One of the top reasons that your visa may be denied is that you are ineligible to apply for the visa that you’ve selected. However, even if you meet the eligibility criteria to apply for a visa, there are other reasons why your visa could get declined. To discover some of the most common reasons why your visa could get denied, simply continue reading.
You Failed To Fill Out Your Application Properly
Before submitting your application, double-check that you have filled out every question on your application form to the best of your ability. As if there are blank sections, your visa will get declined or if you’re fortunate, you’ll be given a chance to fill out the sections that you previously missed. Just keep in mind that even if you are given a chance to resubmit your application, it will take far longer for your visa to be approved and issued.
You Have Misrepresented Yourself On Your Application
Never lie on an application form to the USCIS as if any of the information which you have provided is false, if you are found out, your visa will be instantly declined. Worse yet, if you are caught lying on your application you could be prosecuted for attempted fraud. Especially if you have attended your biometric screening appointment and have provided your digital signature to confirm that everything that was written on your visa application was true at the time that you submitted your petition.
You Applied For The Wrong Visa For Your Specific Circumstances
You need to be careful when you apply for a visa that you’re applying for the right visa for your circumstances. For example, if you are looking to study in the United States as a high school student or college student, you may have your visa denied if you apply for an M1 student visa, instead of an F1 student visa. As another example, if you want to join your spouse in the United States, make sure that you apply for a marriage visa instead of a fiance visa. As there are multiple different family-sponsored visas, work visas, and student visas, it’s well worth ensuring that you apply for the specific visa which you’re eligible for.
You Failed To Provide Supplementary Evidence
If you apply for certain visas, you’ll be expected to provide supplementary evidence which will support your petition. For example, if you are looking to live and study in the United States on a student visa, you’ll need to provide evidence that you’ve been accepted by a US-based educational facility. Such as a high school, college, or English school. Alternatively, if you apply for a K1 fiance visa, you’ll need to upload letters of reference and photos that prove that you’re in a legitimate relationship. While if you are already married to a US citizen and apply for residency, you’ll need to upload a copy of your valid marriage license.
You Previously Have Been Convicted Of A Serious Crime
If you have been convicted of immoral crimes such as drug trafficking, prostitution, money laundering, or fraud, it’s highly likely that your visa petition will be quickly denied. Regardless of whether you wish to visit the United States for a vacation or are looking to acquire a green card. There’s also a high chance of your visa being denied if you have two or more criminal convictions against your name and have been imprisoned or made to serve home detention for a period of 5 years or more.

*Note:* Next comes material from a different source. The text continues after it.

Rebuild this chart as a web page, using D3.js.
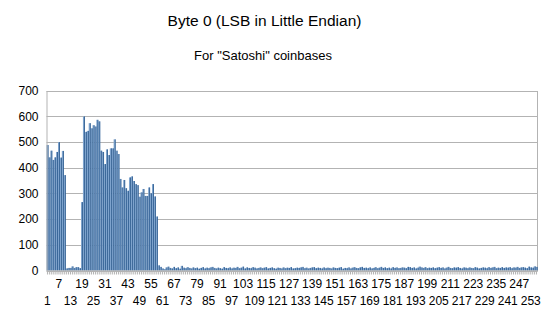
<!DOCTYPE html>
<html>
<head>
<meta charset="utf-8">
<script src="https://cdn.jsdelivr.net/npm/d3@7/dist/d3.min.js"></script>
<style>
  html, body { margin: 0; padding: 0; background: #fff; }
  svg { display: block; font-family: "Liberation Sans", Arial, sans-serif; }
</style>
</head>
<body>
<svg id="chart" width="547" height="327"></svg>
<script>
// Byte values 1..256 and how often each appears as byte 0 of the coinbase nonce
const categories = d3.range(1, 257);
const counts = [
  488, 440, 466, 430, 440, 461, 499, 439, 465, 371,
  8, 10, 10, 16, 10, 13, 13, 9,
  266, 599, 539, 543, 573, 553, 565, 560, 586, 580,
  466, 461, 414, 471, 449, 475, 475, 510, 466, 453,
  356, 323, 352, 320, 310, 362, 366, 348, 336, 332,
  287, 304, 317, 290, 290, 323, 300, 336, 288, 210,
  20, 14, 8, 5, 12, 15, 10, 8, 14, 9, 12, 7, 18, 11, 9, 13, 10, 8,
  12, 9, 11, 7, 10, 13, 8, 11, 9, 12, 14, 10, 8, 11, 9, 7, 13, 10,
  9, 12, 8, 11, 10, 14, 9, 11, 15, 8, 12, 10, 9, 13, 11, 8, 10, 12,
  9, 11, 13, 8, 10, 12, 9, 7, 11, 10, 8, 12, 9, 11, 10, 13, 8, 9,
  11, 10, 12, 14, 9, 11, 8, 10, 12, 13, 9, 11, 10, 8, 12, 9, 11, 10,
  8, 12, 10, 9, 11, 13, 7, 10, 9, 12, 8, 11, 13, 10, 9, 12, 14, 10,
  11, 9, 12, 8, 10, 13, 9, 11, 14, 10, 12, 9, 11, 8, 13, 10, 12, 9,
  10, 12, 11, 9, 14, 13, 10, 12, 8, 11, 15, 12, 10, 13, 9, 11, 10, 12,
  9, 11, 13, 10, 12, 8, 11, 14, 10, 9, 12, 11, 13, 10, 8, 12, 11, 9,
  12, 10, 9, 13, 11, 8, 10, 12, 11, 9, 13, 10, 12, 14, 9, 11, 10, 13,
  10, 12, 11, 13, 9, 12, 11, 14, 10, 12, 13, 11, 9, 15, 12, 11, 16, 14
];
const yTicks = [0, 100, 200, 300, 400, 500, 600, 700];
const labelEvery = 6;

const title = "Byte 0 (LSB in Little Endian)";
const subtitle = "For \"Satoshi\" coinbases";

const data = categories.map((c, i) => ({ cat: c, value: counts[i] }));

const svg = d3.select("#chart");
const plot = { left: 46.5, right: 537.5, top: 90.5, bottom: 270.5 };

const x = d3.scaleBand()
  .domain(categories)
  .range([plot.left, plot.right])
  .paddingInner(0)
  .paddingOuter(0);

const y = d3.scaleLinear()
  .domain([0, 700])
  .range([plot.bottom, plot.top]);

// titles
svg.append("text")
  .attr("x", 264.5).attr("y", 26)
  .attr("text-anchor", "middle")
  .attr("font-size", 15.5)
  .attr("fill", "#000")
  .text(title);

svg.append("text")
  .attr("x", 263).attr("y", 60)
  .attr("text-anchor", "middle")
  .attr("font-size", 13)
  .attr("fill", "#000")
  .text(subtitle);

// horizontal grid
svg.append("g")
  .selectAll("line")
  .data(yTicks)
  .join("line")
  .attr("x1", plot.left).attr("x2", plot.right)
  .attr("y1", d => Math.round(y(d)) + 0.5)
  .attr("y2", d => Math.round(y(d)) + 0.5)
  .attr("stroke", "#b3b3b3")
  .attr("stroke-width", 1);

// right side of the plot frame
svg.append("line")
  .attr("x1", plot.right).attr("x2", plot.right)
  .attr("y1", y(700) + 0.5).attr("y2", y(0) + 0.5)
  .attr("stroke", "#b3b3b3");

// bars: light body with darker edge stripe
const bars = svg.append("g");
bars.selectAll("rect.body")
  .data(data)
  .join("rect")
  .attr("class", "body")
  .attr("x", d => x(d.cat))
  .attr("width", x.bandwidth())
  .attr("y", d => y(d.value))
  .attr("height", d => y(0) - y(d.value))
  .attr("fill", "#7ea3cd");

bars.selectAll("rect.edge")
  .data(data)
  .join("rect")
  .attr("class", "edge")
  .attr("x", d => x(d.cat) + x.bandwidth() - 0.7)
  .attr("width", 0.7)
  .attr("y", d => y(d.value))
  .attr("height", d => y(0) - y(d.value))
  .attr("fill", "#1f4f84");

// y axis
const yAxis = d3.axisLeft(y)
  .tickValues(yTicks)
  .tickSize(0)
  .tickPadding(8);
const gy = svg.append("g")
  .attr("transform", `translate(${plot.left},0)`)
  .call(yAxis);
gy.select(".domain").attr("stroke", "#b3b3b3");
gy.selectAll("text")
  .attr("font-size", 12)
  .attr("fill", "#000")
  .attr("font-family", "Liberation Sans, Arial, sans-serif");

// x axis: tick per category, labels every sixth in two staggered rows
const xAxis = d3.axisBottom(x)
  .tickSize(4)
  .tickSizeOuter(0)
  .tickFormat(d => ((d - 1) % labelEvery === 0) ? String(d) : "");
const gx = svg.append("g")
  .attr("transform", `translate(0,${plot.bottom})`)
  .call(xAxis);
gx.select(".domain").attr("stroke", "#b3b3b3");
gx.selectAll(".tick line").attr("stroke", "#b3b3b3");
gx.selectAll(".tick text")
  .attr("font-size", 12)
  .attr("fill", "#000")
  .attr("font-family", "Liberation Sans, Arial, sans-serif")
  .attr("y", d => (((d - 1) / labelEvery) % 2 === 0) ? 26 : 9)
  .attr("dy", "0.71em");
</script>
</body>
</html>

You Have Resided In The United States Illegally In The Past
If in the past you overstayed a visa, such as a tourist visa in order to illegally remain in the United States, you may be barred from entering the country again and will almost certainly have a residency petition declined.
You Failed To Convince Your Interviewer That Your Reasons Are Legitimate
If the USCIS processes your petition successfully, your application will then be forwarded to your nearest US consulate or embassy. If the staff at your consulate or embassy see no issues with your application, they will contact you to schedule an in-person meeting. During this meeting, you must convince your assessor that your reasons for seeking a visa are legitimate.
For example, if you wish to temporarily reside in the United States for a temporary job position, you must prove that you plan to leave the United States before your visa expires. In much the same way, if you plan to study in the United States for a fixed period of time, you must also convince your interviewer that you don’t have plans to reside in the United States on a permanent basis.
You can also increase your chances of having your visa approved by not overthinking your answers and coming across as too rehearsed. Instead, answer each question honestly but try to keep your answers concise and on point. As if you over-elaborate on your answers to simple questions, your interviewer may see red flags and may believe that you have something to hide and are not being honest with them. Do, however, elaborate on your answers if your interviewer asks for more details.
Your Sponsor Can Not Prove That They Can Financially Support You
If you plan to enter the United States on a family-sponsored visa such as a marriage visa or a fiance visa, your partner may need to prove that they can financially support you in the United States. If they can’t prove that they have the income to support your life in the United States, your visa could be denied. In much the same way, if you pursue an employer-sponsored visa and your employee can’t prove that they can pay your wages, your work visa may also be denied.
If you are concerned about the possibility of having your visa application denied when you are determined to live, study or work in the United States, it’s a smart idea to seek legal advice from an attorney and to use the knowledge which you gained above, in order to increase your chances of having your chosen visa granted.